I wish my grandma was still here. I can't believe she's been gone for 13 years today. Sometimes, it seems like only yesterday I was a kid visiting my grandparents during the summer. Now that I live out here, it's like the wound was ripped back open. A whole new grieving process began.
I drive by her grave often. I know she's in heaven, safe in Jesus' arms, but there's a comfort I guess in just seeing her name. Knowing that having her as my grandmother for 17 years wasn't just a dream. I don't talk to her, but I do ask Jesus to give her a hug when I think of her. Maybe that's silly to some, but I do think that He gives her those hugs.
I wish so badly she were here to see how I turned out. Meet Robert & my kids. I wish my kids could experience her tight squeezes she would give when you simply walk pass her. I wish they could hear her say, "I love ya, sugar." But at least they have pictures & my memories that I share with them. I love how the kids call her Great-Grandma, as if they've known her all their lives.
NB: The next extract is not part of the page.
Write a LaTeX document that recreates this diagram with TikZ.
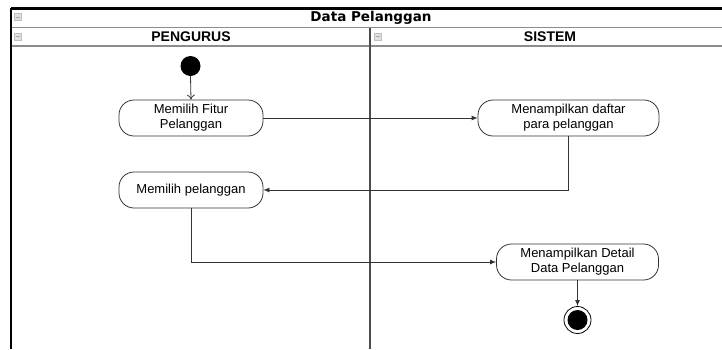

I'm so grateful I have the memory I do. I can remember things from so far back, and while sometimes it can be a 'curse,' I consider it a blessing that I have so many memories of Grandma. My favorite memory is when she was sitting in the dining room, and as I walked past her, she pulled me on her lap (I think I was 10-12 years old), and said, "You know why you're extra special?" After I asked why, she replied, "Because you're my first grandchild."
So,as I remember my grandma today, I also remember to thank God that He gave me such a wonderful, special Grandma, who followed Jesus every day of her life.